Well. When a closeup works, it really fucking works. For four and a half minutes, the camera doesn’t move from Hathaway’s face as she performs “I Dreamed a Dream.” While the song is one of the great, powerhouse musical theater ballads, Hathaway sings it like a monologue. I was prepared to be moved by her performance, while perhaps a bit put off by the more cloying aspects of the character’s storyline. After all, in 2024, Fantine appears much less like a compellingly tragic character and much more like a man’s idea of the worst manifestation of the madonna-whore complex. Oh no, she had sex and now she is literally dying! But Anne Hathaway constructs Fantine as more of a person than as one of the most famous musical theater roles of all time.
While you get the sense that Russell Crowe is playing Javert like he’s in a Shakespeare play and Hugh Jackman is playing Valjean like a stage player assuming his place in a lineage of iconic characterizations of the same role, Hathaway plays Fantine like a film actress. What I mean is that she plays this character like she plays all of her characters, like a person that she discovered in a script that’s never been filmed before. There’s a modernity to her expressions. She doesn’t seem to be asking herself how a nineteenth-century factory worker respond when her boss begins sexually harassing her at work. Rather, she responds the way that a single mother who needs this job might respond.
I still maintain that no one has ever sung “I Dreamed a Dream” better than Ruthie Henshall. But I doubt anyone will perform it better than Anne Hathaway. Hathaway’s Fantine suggests a woman whose life has been filled with long difficult days, who is only now finding the chance to reflect on what has happened to her. Yes, she is fragile. Yes, she desires a man to save her. But Hathaway’s performance plays these desires as uniquely Fantine’s. There’s an innocence and naiveté to the character that might feel off-putting in other hands, but in Hathaway's it feels merely like a peculiarity of this specific person.
When Ruthie Henshall sings the line “I dreamed that God would be forgiving” with her full voice, trained to project to the back of a theater, you receive it as a proclamation. God has not been forgiving. When Hathaway whisper-sings it after shrugging off the lyric, “then I was young and unafraid,” you receive the line as the character’s own belief, but not one you are asked to agree with.
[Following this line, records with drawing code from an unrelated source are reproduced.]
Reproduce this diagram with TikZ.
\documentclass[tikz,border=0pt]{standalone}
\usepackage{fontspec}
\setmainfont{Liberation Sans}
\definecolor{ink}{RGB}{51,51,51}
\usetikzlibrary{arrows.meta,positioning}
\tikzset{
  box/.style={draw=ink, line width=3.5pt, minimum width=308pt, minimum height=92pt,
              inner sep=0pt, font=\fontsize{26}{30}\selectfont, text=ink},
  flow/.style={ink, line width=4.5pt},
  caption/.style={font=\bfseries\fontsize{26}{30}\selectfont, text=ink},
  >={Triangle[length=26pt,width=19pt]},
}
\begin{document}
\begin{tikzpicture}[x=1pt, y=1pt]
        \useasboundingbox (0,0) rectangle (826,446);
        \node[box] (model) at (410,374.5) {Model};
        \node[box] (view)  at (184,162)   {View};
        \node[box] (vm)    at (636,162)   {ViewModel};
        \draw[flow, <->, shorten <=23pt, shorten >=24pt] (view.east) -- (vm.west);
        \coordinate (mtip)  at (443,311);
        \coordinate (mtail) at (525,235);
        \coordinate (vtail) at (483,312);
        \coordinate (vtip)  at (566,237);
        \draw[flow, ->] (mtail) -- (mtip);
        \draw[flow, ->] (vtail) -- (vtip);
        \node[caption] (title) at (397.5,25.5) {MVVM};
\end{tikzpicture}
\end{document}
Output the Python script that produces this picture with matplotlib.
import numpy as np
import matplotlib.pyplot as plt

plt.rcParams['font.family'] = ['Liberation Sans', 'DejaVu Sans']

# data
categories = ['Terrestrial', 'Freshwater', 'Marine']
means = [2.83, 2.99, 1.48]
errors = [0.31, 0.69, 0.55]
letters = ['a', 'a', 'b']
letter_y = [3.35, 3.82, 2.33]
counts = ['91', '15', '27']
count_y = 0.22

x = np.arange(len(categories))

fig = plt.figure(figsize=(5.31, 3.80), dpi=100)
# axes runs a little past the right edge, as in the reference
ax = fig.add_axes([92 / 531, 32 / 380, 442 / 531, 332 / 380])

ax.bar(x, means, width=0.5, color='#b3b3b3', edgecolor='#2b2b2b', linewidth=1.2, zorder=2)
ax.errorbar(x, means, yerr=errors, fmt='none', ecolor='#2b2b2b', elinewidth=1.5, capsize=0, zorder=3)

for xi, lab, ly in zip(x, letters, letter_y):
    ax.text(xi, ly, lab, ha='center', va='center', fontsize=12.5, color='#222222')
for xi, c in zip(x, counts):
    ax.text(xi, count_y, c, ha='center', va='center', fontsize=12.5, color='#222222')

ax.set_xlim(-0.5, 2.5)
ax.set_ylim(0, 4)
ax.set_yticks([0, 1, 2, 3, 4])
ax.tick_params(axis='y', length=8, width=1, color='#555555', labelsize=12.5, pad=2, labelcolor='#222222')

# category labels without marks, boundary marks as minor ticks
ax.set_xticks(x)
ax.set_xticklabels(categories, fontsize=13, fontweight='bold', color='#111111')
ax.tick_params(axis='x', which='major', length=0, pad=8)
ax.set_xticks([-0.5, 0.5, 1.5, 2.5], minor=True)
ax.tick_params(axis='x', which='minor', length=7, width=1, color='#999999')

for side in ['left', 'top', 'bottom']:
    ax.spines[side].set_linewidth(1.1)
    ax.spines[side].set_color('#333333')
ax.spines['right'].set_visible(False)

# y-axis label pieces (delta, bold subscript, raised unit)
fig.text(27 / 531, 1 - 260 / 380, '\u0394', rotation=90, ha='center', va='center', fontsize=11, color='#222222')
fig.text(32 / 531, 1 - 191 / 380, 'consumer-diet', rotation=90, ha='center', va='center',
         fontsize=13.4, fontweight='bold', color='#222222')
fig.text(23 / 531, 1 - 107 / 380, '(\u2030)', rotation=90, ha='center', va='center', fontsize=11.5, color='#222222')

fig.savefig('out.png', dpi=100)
Perhaps God has forgiven or perhaps God doesn’t care or perhaps God is only a belief the character has chosen to maintain.
The performance invites questions rather than declaring the character a tragedy in specifically prescribed ways. The difference is between self-revelation and declaration. Ruthie Henshall’s performance is brilliant in a live show. She is declaring to the audience what has happened to her. But Hathaway’s performance, with the intimacy of the camera rather than a stage, is a revelation to herself. She breaks into near-hysterical sobs, clutching her forehead, “I had a dream my life would be so different from this hell I’m living,” because the character is only just now recognizing that she had this dream and that it’s dead now.
Hathaway’s performance as Fantine deserved an Oscar regardless, but an Oscar campaign also always needs a narrative. And in Hathaway’s case, that narrative was inevitably inflected by her early roles wherein dreams came true. How could it not feel poetic for the girl who twirled around to “Miracles Happen” in The Princess Diaries to win an Oscar for her wrenching performance of “I Dreamed a Dream”?
More than this, there was a fatedness to Hathaway’s early career. One could plausibly argue that neither The Princess Diaries nor Ella Enchanted would exist without the Dianamania of the 80’s and 90’s and the subsequent Tiger Beat heart-throbbiness thrust on Prince William as he came of age. Both films blend the kind of tabloid mega-celebrity of late 90’s pop icons with the elegant, yet down-to-earth glamor that made Princess Diana one of the most famous and beloved women literally ever. Yet, in both films, public adoration is also a mirror that distorts and constrains its subjects. Hathaway’s characters must learn how to truly be themselves in the face of such a public.
But a people’s princess can never get by on dreams alone. Inevitably, the culture will hunger for tragedy and scandal. As a real-life famous person, Hathaway has never been the subject of actual scandal. But, of course, it was after her Oscar win that the public thoroughly and inexplicably turned on her for several years, securing her in ingénue jail, where young and talented women go to age.
Perhaps what’s most remarkable to me about analyzing Anne Hathaway’s career from this angle is how few options women characters are afforded on screen even now. As a virginal young ingénue, a girl character is still permitted to dream and be herself, but not for too long. She’ll need to grow up and get a man sooner or later. As a single mother with no money and no more good looks, she must die tragically, for her own defiance of sexual morals but also as a lesson to society. Yet, even Hathaway’s latest role as Solène feels like another riff on the same theme. A rich single mom who’s still hot is permitted happiness, but she must pass through the gauntlet of slut-shaming first!
Of course, Hathaway’s career doesn’t represent the total breadth of roles available to women. And organizing her career into a People’s Princess trilogy doesn’t even scratch the surface of the variety of characters Hathaway has played. But it does thread a needle from her breakout role to the role that cemented her as a real actress. What this trilogy suggests for me, more than anything, is that we still can’t resist a princess, awaiting release from her tower. The story of an attractive woman’s liberation or her tragic demise remains an instant classic.